GigitAI at ArchEHR-QA 2026: Prompting Strategies and Constitutional AI for Clinical Question Answering
Proceedings of the Third Workshop on Patient-Oriented Language Processing (CL4Health) @ LREC 2026
Abstract
Answering patient questions from electronic health records requires identifying relevant evidence in lengthy clinical notes and generating faithful, patient-friendly answers. We present a systematic study of LLM prompting strategies for both tasks, evaluating 21 evidence identification methods and 13 answer generation methods across 7 language models. For evidence identification, we find that LLM prompting outperforms traditional retrieval (BM25, SBERT, BioLinkBERT) by 19 F1 points, and that prompt framing alone controls precision–recall trade-offs: inclusive framing achieves 90% recall on dev while balanced framing reaches 67% precision.
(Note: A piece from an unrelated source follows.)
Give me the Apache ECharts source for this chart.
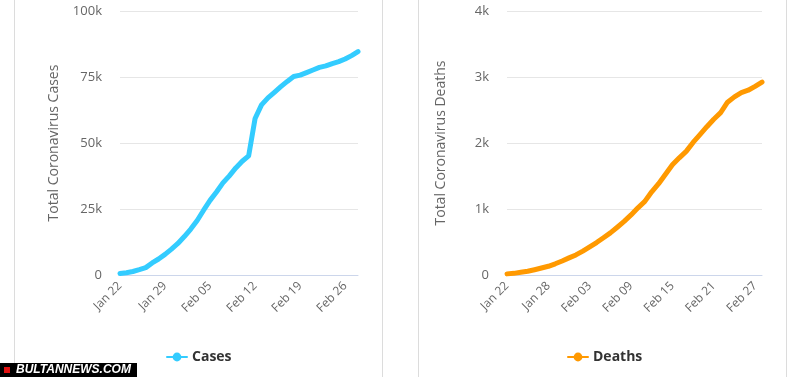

For answer generation, we introduce a Constitutional AI pipeline that critiques and revises answers against five clinical faithfulness principles, improving BLEU and ROUGE over the constrained baseline. Our analysis reveals that chain-of-thought effectiveness is strongly model-dependent, and that simple well-designed prompts outperform complex multi-step pipelines. We evaluate our approaches on the ArchEHR-QA 2026 shared task at CL4Health, achieving 58.0 F1 for evidence identification and 31.8 overall for answer generation.